Tulip 'Violet Queen'.

On the allotment, I have planted my first two lots of potatoes, first and second earlies, and some broad beans. I also sowed a couple of rows of a new purple-podded mange-tout pea called ‘Shiraz’, which I saw being grown at the Bath Priory Hotel last year and was keen to try. But as I went to water yesterday I noticed that something – mouse, rat, bird – has neatly extracted each pea, leaving small coin-shaped holes in the earth. How on earth do they find them buried under the soil when they haven’t even started sprouting? It’s beyond me. Number one task at the weekend is to build up my defences with new supplies of netting and tunnels.

'Nicola' First Early potatoes ready for planting.

But rats, rabbits and other allotment enemies can’t dampen my enthusiasm for my four new chickens, who arrived last Friday. I have two Light Sussex’s – beautiful white ladies with silvery black shawls – and two Burford Browns, who lay lovely dark brown eggs. They are just starting to get used to their surroundings, but have spent the first few days hiding out in the chicken hut, jumping nervously whenever anyone went close.

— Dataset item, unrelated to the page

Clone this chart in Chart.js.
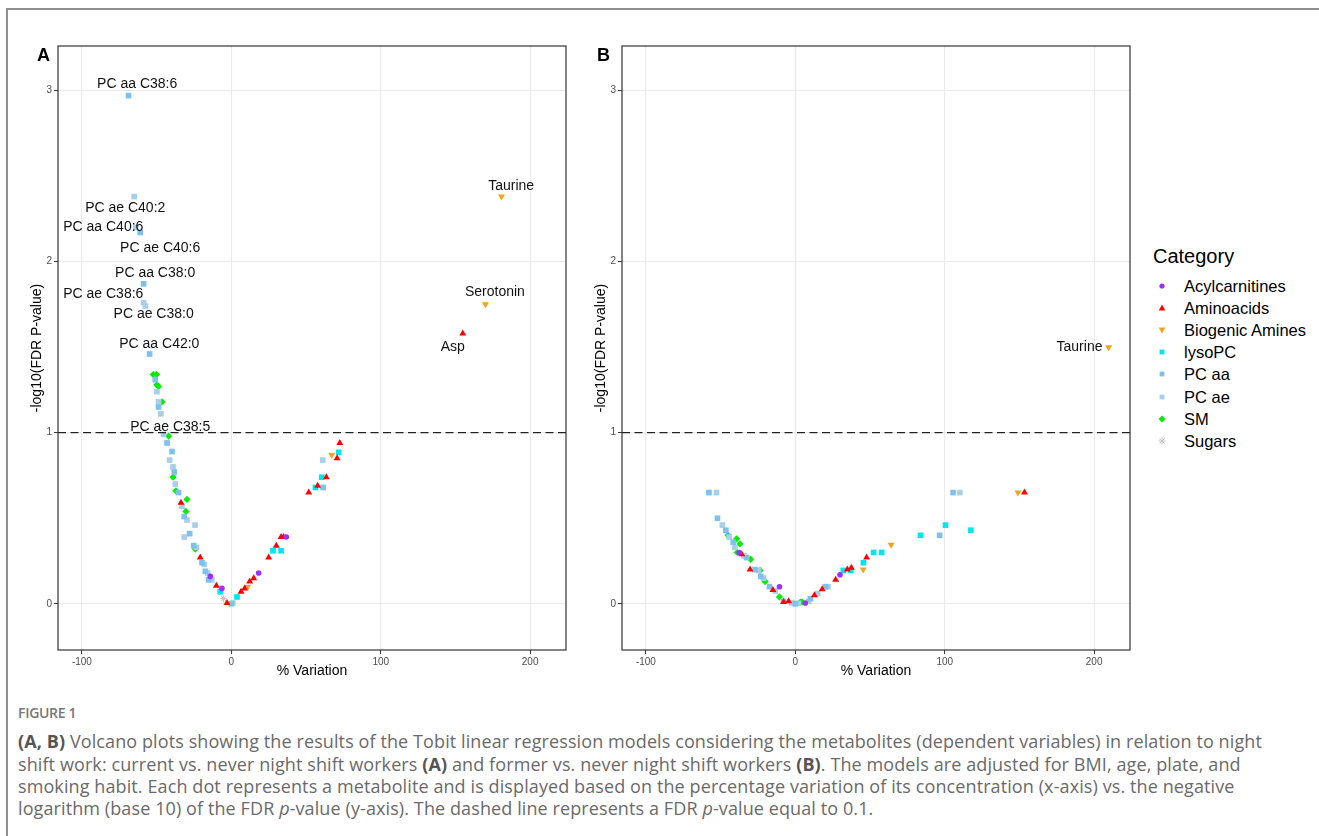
<!DOCTYPE html>
<html>
<head>
<meta charset="utf-8">
<script src="https://cdn.jsdelivr.net/npm/chart.js@4.4.1/dist/chart.umd.min.js"></script>
<style>
  html, body { margin: 0; padding: 0; background: #fff; }
  body { width: 1319px; height: 836px; position: relative; overflow: hidden; font-family: "Liberation Sans", Arial, sans-serif; }
  #frame { position: absolute; left: 6px; top: 8px; width: 1340px; height: 860px; border: 2px solid #8f8f8f; box-sizing: border-box; }
  .panel { position: absolute; top: 0; width: 580px; height: 690px; }
  #wrapA { left: 0; }
  #wrapB { left: 564px; }
  .tag { position: absolute; top: 45px; font-weight: bold; font-size: 18px; line-height: 20px; color: #000; }
  #legend { position: absolute; left: 1153px; top: 0; }
  #legend .title { position: absolute; left: 0; top: 243px; font-size: 20px; line-height: 26px; white-space: nowrap; color: #000; }
  #legend .row { position: absolute; left: 0; height: 20px; white-space: nowrap; }
  #legend .row svg { position: absolute; left: 4px; top: 3px; }
  #legend .row span { position: absolute; left: 31px; top: 0; font-size: 16.5px; line-height: 20px; color: #000; }
  .cap { position: absolute; left: 18px; white-space: nowrap; font-family: "Open Sans", sans-serif; color: #6a6a6a; }
  #figno { top: 703px; font-size: 14px; font-weight: 600; color: #777; letter-spacing: -0.3px; }
  .line { font-size: 18px; line-height: 22px; letter-spacing: 0.1px; }
  .line b { font-weight: 700; color: #555; }
</style>
</head>
<body>
<div id="frame"></div>
<div class="panel" id="wrapA"><canvas id="chartA" width="580" height="690"></canvas></div>
<div class="panel" id="wrapB"><canvas id="chartB" width="580" height="690"></canvas></div>
<div class="tag" style="left:37px">A</div>
<div class="tag" style="left:597px">B</div>
<div id="legend"></div>

<div class="cap" id="figno">FIGURE 1</div>
<div class="cap line" style="top:730px"><b>(A, B)</b> Volcano plots showing the results of the Tobit linear regression models considering the metabolites (dependent variables) in relation to night</div>
<div class="cap line" style="top:753px">shift work: current vs. never night shift workers <b>(A)</b> and former vs. never night shift workers <b>(B)</b>. The models are adjusted for BMI, age, plate, and</div>
<div class="cap line" style="top:775px">smoking habit. Each dot represents a metabolite and is displayed based on the percentage variation of its concentration (x-axis) vs. the negative</div>
<div class="cap line" style="top:797px">logarithm (base 10) of the FDR <i>p</i>-value (y-axis). The dashed line represents a FDR <i>p</i>-value equal to 0.1.</div>

<script>
// ------------------------------------------------------------
// Volcano plots, current vs never (A) and former vs never (B).
// Values: [% variation, -log10(FDR p)].
// ------------------------------------------------------------

const CATEGORIES = ['Acylcarnitines', 'Aminoacids', 'Biogenic Amines', 'lysoPC', 'PC aa', 'PC ae', 'SM', 'Sugars'];
const CAT_COLORS = ['#9b30ff', '#ff0000', '#f4a11d', '#00e6ef', '#7ec0ee', '#a8cfe8', '#00ee00', '#bebebe'];
const CAT_SHAPES = ['circle', 'triangle', 'triangle', 'rect', 'rect', 'rect', 'rectRot', 'star'];
const CAT_ROTATION = [0, 0, 180, 0, 0, 0, 0, 0];
const CAT_RADIUS = [2.8, 4, 4, 4, 4, 4, 3.6, 3.4];

const X_TICKS = [-100, 0, 100, 200];
const Y_TICKS = [0, 1, 2, 3];
const X_RANGE = [-116, 224];
const Y_RANGE = [-0.27, 3.26];
const THRESHOLD = 1; // FDR p = 0.1

// ---- panel A : current vs never ----
const aAcyl = [[-14.1, 0.16], [-6.3, 0.09], [18.3, 0.18], [36.8, 0.39]];
const aAmino = [[-33.7, 0.59], [-20.8, 0.27], [-10, 0.105], [-2.9, 0.004], [6.5, 0.07], [8.9, 0.09], [12.3, 0.13],
  [15, 0.15], [25, 0.27], [30.1, 0.34], [33.3, 0.39], [35, 0.39], [51.8, 0.65], [57.8, 0.69], [63.6, 0.74],
  [70.8, 0.85], [72.6, 0.94], [154.9, 1.58]];
const aBiogenic = [[10.9, 0.10], [67.2, 0.87], [170.1, 1.75], [180.8, 2.38]];
const aLysoPC = [[-7.4, 0.07], [3.8, 0.04], [27.9, 0.31], [33.3, 0.31], [56.3, 0.68], [60.5, 0.74], [71.9, 0.885]];
const aPCaa = [[-68.8, 2.97], [-61, 2.17], [-58.7, 1.87], [-54.7, 1.46], [-50.9, 1.31], [-48.7, 1.15], [-43, 0.94],
  [-39.7, 0.89], [-38.2, 0.77], [-35.3, 0.65], [-31.5, 0.51], [-27.9, 0.41], [-25.2, 0.34], [-19.6, 0.24],
  [-17.4, 0.19], [-15.2, 0.14], [0, 0], [61.4, 0.68]];
const aPCae = [[-65, 2.38], [-64, 2.2], [-58.7, 1.76], [-57.5, 1.74], [-49.8, 1.24], [-48.7, 1.18], [-47.1, 1.11],
  [-45.3, 0.99], [-41.3, 0.84], [-39, 0.80], [-37.5, 0.70], [-33, 0.57], [-29.7, 0.49], [-24.3, 0.46],
  [-31.5, 0.39], [-23.4, 0.33], [-18.1, 0.23], [-15.8, 0.18], [-13, 0.14], [1, 0.005], [61.2, 0.84]];
const aSM = [[-52.3, 1.34], [-50.1, 1.34], [-49.8, 1.28], [-48.7, 1.27], [-46.4, 1.18], [-42, 0.98], [-39, 0.74],
  [-37.1, 0.66], [-29.7, 0.61], [-30.4, 0.54], [-24.1, 0.32]];
const aSugars = [[-5.1, 0.03]];

// text labels of panel A: [name, x, y] (centre of the text, data units)
const aLabels = [
  ['PC aa C38:6', -63, 3.035], ['PC ae C40:2', -71, 2.31], ['PC aa C40:6', -85.7, 2.2], ['PC ae C40:6', -47.6, 2.08],
  ['PC aa C38:0', -51, 1.93], ['PC ae C38:6', -85.7, 1.81], ['PC ae C38:0', -52, 1.69], ['PC aa C42:0', -48.2, 1.52],
  ['PC ae C38:5', -40.9, 1.03], ['Taurine', 187.3, 2.44], ['Serotonin', 176.4, 1.82], ['Asp', 148.2, 1.50]
];

// ---- panel B : former vs never ----
const bAcyl = [[-37.5, 0.30], [-10.6, 0.10], [6.7, 0.005], [29.9, 0.17]];
const bAmino = [[-35.9, 0.29], [-30.3, 0.20], [-15, 0.08], [-7.9, 0.01], [-4.5, 0.015], [12.8, 0.05], [18, 0.085],
  [27, 0.14], [34.8, 0.20], [37.5, 0.21], [47.7, 0.27], [153.4, 0.65]];
const bBiogenic = [[45.4, 0.20], [64.1, 0.345], [149, 0.65], [209.7, 1.50]];
const bLysoPC = [[32.1, 0.195], [37.1, 0.195], [45.6, 0.24], [52.4, 0.30], [57.8, 0.30], [83.8, 0.40], [100.5, 0.46],
  [117.5, 0.43]];
const bPCaa = [[-57.8, 0.65], [-52.1, 0.50], [-46.5, 0.43], [-41.6, 0.36], [-32.6, 0.27], [-27, 0.20], [-23.1, 0.16],
  [-17.3, 0.10], [-7.9, 0.015], [0, 0], [10.1, 0.03], [20.2, 0.10], [96.6, 0.40], [105.6, 0.65]];
const bPCae = [[-52.8, 0.65], [-48.8, 0.46], [-44.3, 0.39], [-40.4, 0.33], [-34.4, 0.28], [-24.7, 0.195], [-21.3, 0.15],
  [-13.5, 0.075], [-2.3, 0.005], [2, 0.003], [9, 0.015], [15, 0.06], [21.8, 0.10], [110.1, 0.65]];
const bSM = [[-45, 0.40], [-39.3, 0.38], [-37.1, 0.35], [-38.9, 0.30], [-29.9, 0.26], [-23.6, 0.195], [-20.2, 0.13],
  [-10.6, 0.04], [3.4, 0.01], [4.5, 0.01]];
const bSugars = [[-1, 0.005]];

const bLabels = [['Taurine', 190.2, 1.50]];

const FONT = '"Liberation Sans", Arial, sans-serif';

function buildDatasets(groups) {
  return groups.map((pts, i) => ({
    label: CATEGORIES[i],
    data: pts.map(([x, y]) => ({ x, y })),
    pointStyle: CAT_SHAPES[i],
    pointRotation: CAT_ROTATION[i],
    pointRadius: CAT_RADIUS[i],
    backgroundColor: CAT_COLORS[i],
    borderColor: CAT_COLORS[i],
    borderWidth: CAT_SHAPES[i] === 'star' ? 1 : 0,
  }));
}

// dashed threshold, text labels and the panel frame
const panelDecor = {
  id: 'panelDecor',
  afterDatasetsDraw(chart, args, opts) {
    const { ctx, chartArea: area, scales: { x, y } } = chart;
    const yy = y.getPixelForValue(THRESHOLD);
    ctx.save();
    ctx.strokeStyle = '#222';
    ctx.lineWidth = 1.3;
    ctx.setLineDash([8, 4.5]);
    ctx.beginPath();
    ctx.moveTo(area.left, yy);
    ctx.lineTo(area.right, yy);
    ctx.stroke();
    ctx.setLineDash([]);
    ctx.fillStyle = '#111';
    ctx.font = '14px ' + FONT;
    ctx.textAlign = 'center';
    ctx.textBaseline = 'middle';
    opts.labels.forEach(([txt, lx, ly]) => {
      ctx.fillText(txt, x.getPixelForValue(lx), y.getPixelForValue(ly));
    });
    ctx.restore();
  },
  afterDraw(chart) {
    const { ctx, chartArea: area } = chart;
    ctx.save();
    ctx.strokeStyle = '#333';
    ctx.lineWidth = 1.2;
    ctx.strokeRect(area.left, area.top, area.right - area.left, area.bottom - area.top);
    ctx.restore();
  }
};

function makeOptions(labels) {
  const tickFont = { family: FONT, size: 10 };
  const titleFont = { family: FONT, size: 14 };
  const grid = { color: '#ebebeb', lineWidth: 1.1, tickColor: '#333', tickLength: 4, tickWidth: 1 };
  return {
    responsive: false,
    animation: false,
    events: [],
    layout: { padding: { top: 46, right: 14, left: 0, bottom: 0 } },
    plugins: { legend: { display: false }, tooltip: { enabled: false }, panelDecor: { labels } },
    scales: {
      x: {
        type: 'linear', min: X_RANGE[0], max: X_RANGE[1],
        afterBuildTicks: s => { s.ticks = X_TICKS.map(v => ({ value: v })); },
        afterFit: s => { s.height = 40; },
        grid, border: { display: false },
        ticks: { color: '#4d4d4d', font: tickFont, padding: 2, maxRotation: 0, autoSkip: false },
        title: { display: true, text: '% Variation', color: '#000', font: titleFont, padding: { top: 0, bottom: 10 } }
      },
      y: {
        type: 'linear', min: Y_RANGE[0], max: Y_RANGE[1],
        afterBuildTicks: s => { s.ticks = Y_TICKS.map(v => ({ value: v })); },
        afterFit: s => { s.width = 58; },
        grid, border: { display: false },
        ticks: { color: '#4d4d4d', font: tickFont, padding: 2, autoSkip: false },
        title: { display: true, text: '-log10(FDR P-value)', color: '#000', font: titleFont, padding: { top: 29, bottom: 0 } }
      }
    }
  };
}

new Chart(document.getElementById('chartA'), {
  type: 'scatter',
  data: { datasets: buildDatasets([aAcyl, aAmino, aBiogenic, aLysoPC, aPCaa, aPCae, aSM, aSugars]) },
  options: makeOptions(aLabels),
  plugins: [panelDecor]
});

new Chart(document.getElementById('chartB'), {
  type: 'scatter',
  data: { datasets: buildDatasets([bAcyl, bAmino, bBiogenic, bLysoPC, bPCaa, bPCae, bSM, bSugars]) },
  options: makeOptions(bLabels),
  plugins: [panelDecor]
});

// ---- legend (HTML, same shapes/colours as the datasets) ----
function legendSymbol(i) {
  const c = CAT_COLORS[i];
  let shape = '';
  if (CAT_SHAPES[i] === 'circle') shape = `<circle cx="5" cy="7" r="2.6" fill="${c}"/>`;
  else if (CAT_SHAPES[i] === 'triangle' && CAT_ROTATION[i] === 0) shape = `<polygon points="5,3.5 8.3,9.5 1.7,9.5" fill="${c}"/>`;
  else if (CAT_SHAPES[i] === 'triangle') shape = `<polygon points="1.7,4.5 8.3,4.5 5,10.5" fill="${c}"/>`;
  else if (CAT_SHAPES[i] === 'rect') shape = `<rect x="2.6" y="4.6" width="4.8" height="4.8" fill="${c}"/>`;
  else if (CAT_SHAPES[i] === 'rectRot') shape = `<polygon points="5,3.6 8.4,7 5,10.4 1.6,7" fill="${c}"/>`;
  else shape = `<g stroke="${c}" stroke-width="0.9"><line x1="5" y1="3.5" x2="5" y2="10.5"/><line x1="1.5" y1="7" x2="8.5" y2="7"/><line x1="2.5" y1="4.5" x2="7.5" y2="9.5"/><line x1="7.5" y1="4.5" x2="2.5" y2="9.5"/></g>`;
  return `<svg width="10" height="14" viewBox="0 0 10 14">${shape}</svg>`;
}

const legend = document.getElementById('legend');
legend.innerHTML = '<div class="title">Category</div>' + CATEGORIES.map((name, i) =>
  `<div class="row" style="top:${276 + i * 22.1}px">${legendSymbol(i)}<span>${name}</span></div>`
).join('');
</script>
</body>
</html>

Today though I went over to find them all out in their pen, flapping their wings joyously as if they had just been set free, clucking gently as if to register approval, finally, of their new home.

In the middle of all this allotment action of seed-sowing, digging and weeding, I had my book launch for Painterly Plants at the Garden Museum on Tuesday. It went really well and I managed to stand up there and talk to 100 people for half an hour about the book – the thought of it is always worse than the actual doing it, and afterwards I felt on such a high. Everyone was so nice about the book, and the whole evening felt really special. Sorry you couldn’t be there, but I’m looking forward to the next stint at the Hexham Book Festival at the end of April when you will be firing astute questions at me about the book!

Write soon – are your new fences up at the allotment? You must be raring to go.